Num primeiro momento, dinheiro e mercadoria são tão pouco capital quanto os meios de produção e de subsistência. Eles precisam ser transformados em capital. Mas essa transformação só pode operar-se em determinadas circunstâncias, que contribuem para a mesma finalidade: é preciso que duas espécies bem diferentes de possuidores de mercadorias se defrontem e estabeleçam contato; de um lado, possuidores de dinheiro, meios de produção e meios de subsistência, que buscam valorizar a quantia de valor de que dispõem por meio da compra de força de trabalho alheia; de outro, trabalhadores livres, vendedores da própria força de trabalho e, por conseguinte, vendedores de trabalho. Trabalhadores livres no duplo sentido de que nem integram diretamente os meios de produção, como os escravos, servos etc., nem lhes pertencem os meios de produção, como no caso, por exemplo, do camponês que trabalha por sua própria conta etc., mas estão, antes, livres e desvinculados desses meios de produção. Com essa polarização do mercado estão dadas as condições fundamentais da produção capitalista. A relação capitalista pressupõe a separação entre os trabalhadores e a propriedade das condições da realização do trabalho. Tão logo a produção capitalista esteja de pé, ela não apenas conserva essa separação, mas a reproduz em escala cada vez maior. O processo que cria a relação capitalista não pode ser senão o processo de separação entre o trabalhador e a propriedade das condições de realização de seu trabalho, processo que, por um lado, transforma em capital os meios sociais de subsistência e de produção e, por outro, converte os produtores diretos em trabalhadores assalariados. A assim chamada acumulação primitiva não é, por conseguinte, mais do que o processo histórico de separação entre produtor e meio de produção. Ela aparece como “primitiva” porque constitui a pré-história do capital e do modo de produção que lhe corresponde.

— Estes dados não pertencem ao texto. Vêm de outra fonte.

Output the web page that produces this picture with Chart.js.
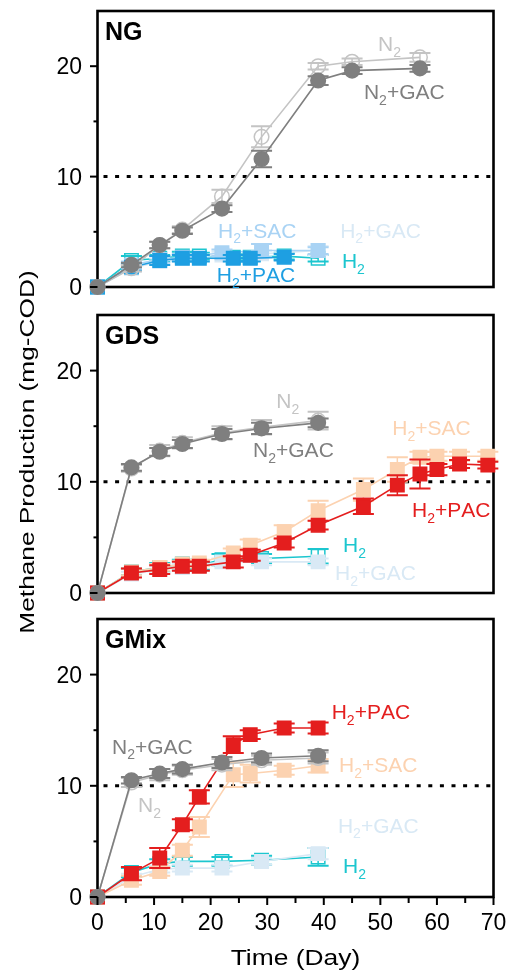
<!DOCTYPE html>
<html><head><meta charset="utf-8">
<script src="https://cdn.jsdelivr.net/npm/chart.js@4.4.1/dist/chart.umd.min.js"></script>
<style>
html,body{margin:0;padding:0;background:#fff;}
#wrap{position:relative;width:511px;height:977px;overflow:hidden;}
canvas{position:absolute;left:0;top:0;}
</style></head><body>
<div id="wrap">
<canvas id="c0" width="511" height="977"></canvas>
<canvas id="c1" width="511" height="977"></canvas>
<canvas id="c2" width="511" height="977"></canvas>
</div>
<script>
// ---------- data ----------
const panelNames = ['NG', 'GDS', 'GMix'];
const xTickValues = [0, 10, 20, 30, 40, 50, 60, 70];
const xMinorValues = [5, 15, 25, 35, 45, 55, 65];
const yTickValues = [0, 10, 20];
const yMinorValues = [5, 15];
const xTitle = 'Time (Day)';
const yTitle = 'Methane Production (mg-COD)';

const daysNG_N = [0, 6, 11, 15, 22, 29, 39, 45, 57];
const daysA = [0, 6, 11, 15, 22, 29, 39];
const daysB = [0, 6, 11, 15, 18, 24, 27, 33, 39];
const daysB8 = [0, 6, 11, 15, 18, 24, 27, 33];
const daysC = [0, 6, 11, 15, 18, 22, 29, 39];
const daysLong = [0, 6, 11, 15, 18, 24, 27, 33, 39, 47, 53, 57, 60, 64, 69];

// NG
const ngN2GAC = [0, 2.0, 3.8, 5.1, 7.1, 11.6, 18.7, 19.6, 19.8];
const ngN2GACErr = [0, 0.2, 0.3, 0.3, 0.3, 0.75, 0.4, 0.3, 0.3];
const ngN2 = [0, 1.7, 3.8, 5.2, 8.2, 13.6, 20.0, 20.4, 20.8];
const ngN2Err = [0, 0.3, 0.3, 0.3, 0.6, 0.95, 0.3, 0.3, 0.4];
const ngH2PAC = [0, 1.8, 2.4, 2.6, 2.6, 2.6, 2.6, 2.7];
const ngH2PACErr = [0, 0.3, 0.4, 0.3, 0.3, 0.3, 0.3, 0.3];
const ngH2SAC = [0, 2.0, 2.5, 2.7, 3.1, 3.3, 3.3];
const ngH2SACErr = [0, 0.3, 0.3, 0.3, 0.3, 0.6, 0.3];
const ngH2GAC = [0, 1.7, 2.3, 2.6, 2.9, 3.0, 3.3];
const ngH2GACErr = [0, 0.3, 0.3, 0.3, 0.3, 0.3, 0.4];
const ngH2 = [0, 2.4, 2.6, 2.8, 2.8, 2.7, 2.7, 2.8, 2.6];
const ngH2Err = [0, 0.4, 0.3, 0.4, 0.3, 0.3, 0.3, 0.3, 0.3];

// GDS
const gdsN2GAC = [0, 11.3, 12.7, 13.4, 14.3, 14.8, 15.3];
const gdsN2GACErr = [0, 0.3, 0.35, 0.35, 0.45, 0.5, 0.4];
const gdsN2 = [0, 11.2, 12.8, 13.5, 14.4, 14.9, 15.5];
const gdsN2Err = [0, 0.3, 0.5, 0.5, 0.6, 0.65, 0.8];
const gdsH2PAC = [0, 1.8, 2.1, 2.4, 2.4, 2.8, 3.4, 4.5, 6.1, 7.8, 9.7, 10.7, 11.1, 11.6, 11.5];
const gdsH2PACErr = [0, 0.4, 0.4, 0.4, 0.4, 0.5, 0.5, 0.4, 0.4, 0.7, 0.9, 1.3, 0.5, 0.35, 0.3];
const gdsH2SAC = [0, 1.9, 2.3, 2.6, 2.7, 3.6, 4.3, 5.5, 7.4, 9.3, 11.1, 12.2, 12.3, 12.3, 12.3];
const gdsH2SACErr = [0, 0.3, 0.3, 0.3, 0.3, 0.4, 0.5, 0.6, 0.9, 1.0, 1.1, 0.5, 0.4, 0.4, 0.4];
const gdsH2GAC = [0, 1.7, 2.1, 2.3, 2.8, 2.8, 2.8];
const gdsH2GACErr = [0, 0.2, 0.3, 0.3, 0.3, 0.3, 0.3];
const gdsH2 = [0, 1.9, 2.3, 2.6, 2.5, 3.0, 3.1, 3.3];
const gdsH2Err = [0, 0.3, 0.4, 0.4, 0.4, 0.5, 0.4, 0.65];

// GMix
const gmN2GAC = [0, 10.5, 11.1, 11.5, 12.1, 12.5, 12.7];
const gmN2GACErr = [0, 0.3, 0.4, 0.4, 0.5, 0.4, 0.5];
const gmN2 = [0, 10.3, 11.0, 11.4, 11.9, 12.3, 12.5];
const gmN2Err = [0, 0.4, 0.5, 0.4, 0.5, 0.4, 0.5];
const gmH2PAC = [0, 2.1, 3.5, 6.5, 9.0, 13.7, 14.6, 15.2, 15.2];
const gmH2PACErr = [0, 0.6, 0.9, 0.5, 0.6, 0.75, 0.4, 0.4, 0.5];
const gmH2SAC = [0, 1.5, 2.3, 4.2, 6.3, 11.0, 11.1, 11.4, 11.8];
const gmH2SACErr = [0, 0.4, 0.4, 0.5, 0.9, 1.1, 0.8, 0.4, 0.6];
const gmH2GAC = [0, 1.8, 2.5, 2.6, 2.6, 3.2, 3.9];
const gmH2GACErr = [0, 0.3, 0.3, 0.3, 0.3, 0.3, 0.5];
const gmH2 = [0, 2.2, 3.0, 3.2, 3.2, 3.3, 3.6];
const gmH2Err = [0, 0.4, 0.4, 0.4, 0.4, 0.4, 0.8];

// ---------- styles ----------
const C = {
  n2gac: '#7f7f7f', n2: '#c4c4c4', h2: '#1cc6cf',
  pacBlue: '#1e9fe2', sacBlue: '#a9d3f4', gac: '#d9e9f5',
  red: '#e41e1e', peach: '#fcd2b0'
};
const FONT = '"Liberation Sans", Arial, Helvetica, sans-serif';

function ser(name, days, vals, errs, color, shape, hollow) {
  return { name, days, vals, errs, color, shape, hollow };
}

const panels = [
  { name: panelNames[0], top: 10, bottom: 287, series: [
      ser('N2+GAC', daysNG_N, ngN2GAC, ngN2GACErr, C.n2gac, 'circle', false),
      ser('N2', daysNG_N, ngN2, ngN2Err, C.n2, 'circle', true),
      ser('H2+PAC', daysB8, ngH2PAC, ngH2PACErr, C.pacBlue, 'rect', false),
      ser('H2+SAC', daysA, ngH2SAC, ngH2SACErr, C.sacBlue, 'rect', false),
      ser('H2+GAC', daysA, ngH2GAC, ngH2GACErr, C.gac, 'rect', false),
      ser('H2', daysB, ngH2, ngH2Err, C.h2, 'rect', true)
    ],
    labels: [
      ['N2', 49.6, 21.4, C.n2], ['N2+GAC', 47.1, 17.0, C.n2gac],
      ['H2+SAC', 21.3, 4.48, C.sacBlue], ['H2+GAC', 42.9, 4.48, C.gac],
      ['H2+PAC', 21.1, 0.45, C.pacBlue], ['H2', 43.2, 1.7, C.h2]
    ] },
  { name: panelNames[1], top: 315, bottom: 593, series: [
      ser('N2+GAC', daysA, gdsN2GAC, gdsN2GACErr, C.n2gac, 'circle', false),
      ser('N2', daysA, gdsN2, gdsN2Err, C.n2, 'circle', true),
      ser('H2+PAC', daysLong, gdsH2PAC, gdsH2PACErr, C.red, 'rect', false),
      ser('H2+SAC', daysLong, gdsH2SAC, gdsH2SACErr, C.peach, 'rect', false),
      ser('H2+GAC', daysA, gdsH2GAC, gdsH2GACErr, C.gac, 'rect', false),
      ser('H2', daysC, gdsH2, gdsH2Err, C.h2, 'rect', true)
    ],
    labels: [
      ['N2', 31.6, 16.6, C.n2], ['N2+GAC', 27.5, 12.2, C.n2gac],
      ['H2+SAC', 52.1, 14.2, C.peach], ['H2+PAC', 55.6, 6.83, C.red],
      ['H2', 43.4, 3.69, C.h2], ['H2+GAC', 42.0, 1.17, C.gac]
    ] },
  { name: panelNames[2], top: 619, bottom: 897, series: [
      ser('N2+GAC', daysA, gmN2GAC, gmN2GACErr, C.n2gac, 'circle', false),
      ser('N2', daysA, gmN2, gmN2Err, C.n2, 'circle', true),
      ser('H2+PAC', daysB, gmH2PAC, gmH2PACErr, C.red, 'rect', false),
      ser('H2+SAC', daysB, gmH2SAC, gmH2SACErr, C.peach, 'rect', false),
      ser('H2+GAC', daysA, gmH2GAC, gmH2GACErr, C.gac, 'rect', false),
      ser('H2', daysA, gmH2, gmH2Err, C.h2, 'rect', true)
    ],
    labels: [
      ['N2+GAC', 2.56, 12.9, C.n2gac], ['N2', 7.16, 7.6, C.n2],
      ['H2+PAC', 41.4, 16.0, C.red], ['H2+SAC', 42.7, 11.2, C.peach],
      ['H2+GAC', 42.5, 5.8, C.gac], ['H2', 43.4, 2.15, C.h2]
    ] }
];

// text with subscript 2 after N/H
function drawSub(ctx, text, x, y, size, color, align) {
  const parts = [];
  for (let i = 0; i < text.length; i++) {
    const ch = text[i];
    const sub = ch === '2' && i > 0 && (text[i - 1] === 'N' || text[i - 1] === 'H');
    parts.push([ch, sub]);
  }
  const subSize = Math.round(size * 0.66);
  let w = 0;
  parts.forEach(([ch, sub]) => {
    ctx.font = (sub ? subSize : size) + 'px ' + FONT;
    w += ctx.measureText(ch).width;
  });
  let cx = align === 'center' ? x - w / 2 : x;
  ctx.fillStyle = color;
  ctx.textAlign = 'left';
  ctx.textBaseline = 'alphabetic';
  parts.forEach(([ch, sub]) => {
    ctx.font = (sub ? subSize : size) + 'px ' + FONT;
    ctx.fillText(ch, cx, sub ? y + size * 0.28 : y);
    cx += ctx.measureText(ch).width;
  });
}

const panelPlugin = {
  id: 'panelPlugin',
  beforeDatasetsDraw(chart) {
    const { ctx, chartArea: a, scales: { y } } = chart;
    ctx.save();
    // dotted reference line at 10
    ctx.strokeStyle = '#000';
    ctx.lineWidth = 3;
    ctx.setLineDash([4, 7.6]);
    const yy = y.getPixelForValue(10);
    ctx.beginPath();
    ctx.moveTo(a.left + 6, yy);
    ctx.lineTo(a.right, yy);
    ctx.stroke();
    ctx.setLineDash([]);
    // frame
    ctx.lineWidth = 2.6;
    ctx.strokeRect(a.left, a.top, a.right - a.left, a.bottom - a.top);
    ctx.restore();
  },
  beforeDatasetDraw(chart, args) {
    const ds = chart.data.datasets[args.index];
    const { ctx, scales: { x, y } } = chart;
    ctx.save();
    ctx.strokeStyle = ds.borderColor;
    ds.data.forEach((p, i) => {
      const e = ds.errs[i];
      if (!e) return;
      const px = x.getPixelForValue(p.x);
      const hi = y.getPixelForValue(p.y + e);
      const lo = y.getPixelForValue(p.y - e);
      ctx.lineWidth = 1.5;
      ctx.beginPath(); ctx.moveTo(px, hi); ctx.lineTo(px, lo); ctx.stroke();
      ctx.lineWidth = 2;
      ctx.beginPath();
      ctx.moveTo(px - 10.5, hi); ctx.lineTo(px + 10.5, hi);
      ctx.moveTo(px - 10.5, lo); ctx.lineTo(px + 10.5, lo);
      ctx.stroke();
    });
    ctx.restore();
  },
  afterDraw(chart) {
    const { ctx, chartArea: a, scales: { x, y } } = chart;
    const panel = chart.options.plugins.panelPlugin.panel;
    const idx = chart.options.plugins.panelPlugin.index;
    ctx.save();
    ctx.strokeStyle = '#000';
    ctx.fillStyle = '#000';
    ctx.lineWidth = 2;
    // y ticks
    yTickValues.forEach(v => {
      const py = y.getPixelForValue(v);
      ctx.beginPath(); ctx.moveTo(a.left - 7.5, py); ctx.lineTo(a.left, py); ctx.stroke();
      ctx.font = '23px ' + FONT;
      ctx.textAlign = 'right'; ctx.textBaseline = 'alphabetic';
      ctx.fillText(String(v), 82, py + 8.2);
    });
    yMinorValues.forEach(v => {
      const py = y.getPixelForValue(v);
      ctx.beginPath(); ctx.moveTo(a.left - 4, py); ctx.lineTo(a.left, py); ctx.stroke();
    });
    // x ticks on last panel
    if (idx === 2) {
      xTickValues.forEach(v => {
        const px = x.getPixelForValue(v);
        ctx.beginPath(); ctx.moveTo(px, a.bottom); ctx.lineTo(px, a.bottom + 8); ctx.stroke();
        ctx.font = '23px ' + FONT;
        ctx.textAlign = 'center'; ctx.textBaseline = 'alphabetic';
        ctx.fillText(String(v), px, 930);
      });
      xMinorValues.forEach(v => {
        const px = x.getPixelForValue(v);
        ctx.beginPath(); ctx.moveTo(px, a.bottom); ctx.lineTo(px, a.bottom + 6); ctx.stroke();
      });
      // x title
      ctx.save();
      ctx.translate((a.left + a.right) / 2, 965);
      ctx.scale(1.2, 1);
      ctx.font = '22px ' + FONT;
      ctx.textAlign = 'center';
      ctx.fillText(xTitle, 0, 0);
      ctx.restore();
    }
    if (idx === 0) {
      ctx.save();
      ctx.translate(34, 452);
      ctx.rotate(-Math.PI / 2);
      ctx.scale(1.25, 1);
      ctx.font = '21px ' + FONT;
      ctx.textAlign = 'center';
      ctx.fillText(yTitle, 0, 0);
      ctx.restore();
    }
    // panel title
    ctx.font = 'bold 25px ' + FONT;
    ctx.textAlign = 'left';
    ctx.fillText(panel.name, 105, a.top + 29);
    // series labels
    panel.labels.forEach(([t, dx, dy, col]) => {
      drawSub(ctx, t, x.getPixelForValue(dx), y.getPixelForValue(dy), 21, col, 'left');
    });
    ctx.restore();
  }
};

panels.forEach((panel, idx) => {
  const datasets = panel.series.map(s => ({
    label: s.name,
    data: s.days.map((d, i) => ({ x: d, y: s.vals[i] })),
    errs: s.errs,
    borderColor: s.color,
    backgroundColor: s.hollow ? 'rgba(0,0,0,0)' : s.color,
    pointBackgroundColor: s.hollow ? 'rgba(0,0,0,0)' : s.color,
    pointBorderColor: s.color,
    pointStyle: s.shape,
    pointRadius: s.shape === 'rect' ? 9.5 : 7.3,
    pointBorderWidth: 1.5,
    borderWidth: 1.6,
    tension: 0,
    fill: false,
    clip: false
  }));
  new Chart(document.getElementById('c' + idx), {
    type: 'line',
    data: { datasets },
    options: {
      responsive: false,
      animation: false,
      devicePixelRatio: 1,
      events: [],
      layout: { padding: { left: 97.5, right: 17.5, top: panel.top, bottom: 977 - panel.bottom } },
      scales: {
        x: { type: 'linear', min: 0, max: 70, display: false },
        y: { type: 'linear', min: 0, max: 25, display: false }
      },
      plugins: {
        legend: { display: false },
        tooltip: { enabled: false },
        panelPlugin: { panel, index: idx }
      }
    },
    plugins: [panelPlugin]
  });
});
</script>
</body></html>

A estrutura econômica da sociedade capitalista surgiu da estrutura econômica da sociedade feudal. A dissolução desta última liberou os elementos daquela.

O produtor direto, o trabalhador, só pôde dispor de sua pessoa depois que deixou de estar acorrentado à gleba e de ser servo ou vassalo de outra pessoa. Para converter-se em livre vendedor de força de trabalho, que leva sua mercadoria a qualquer lugar onde haja mercado para ela, ele tinha, além disso, de emancipar-se do jugo das corporações, de seus regulamentos relativos a aprendizes e oficiais e das prescrições restritivas do trabalho. Com isso, o movimento histórico que transforma os produtores em trabalhadores assalariados aparece, por um lado, como a libertação desses trabalhadores da servidão e da coação corporativa, e esse é único aspecto que existe para nossos historiadores burgueses. Por outro lado, no entanto, esses recém-libertados só se convertem em vendedores de si mesmos depois de lhes terem sido roubados todos os seus meios de produção, assim como todas as garantias de sua existência que as velhas instituições feudais lhes ofereciam. E a história dessa expropriação está gravada nos anais da humanidade com traços de sangue e fogo.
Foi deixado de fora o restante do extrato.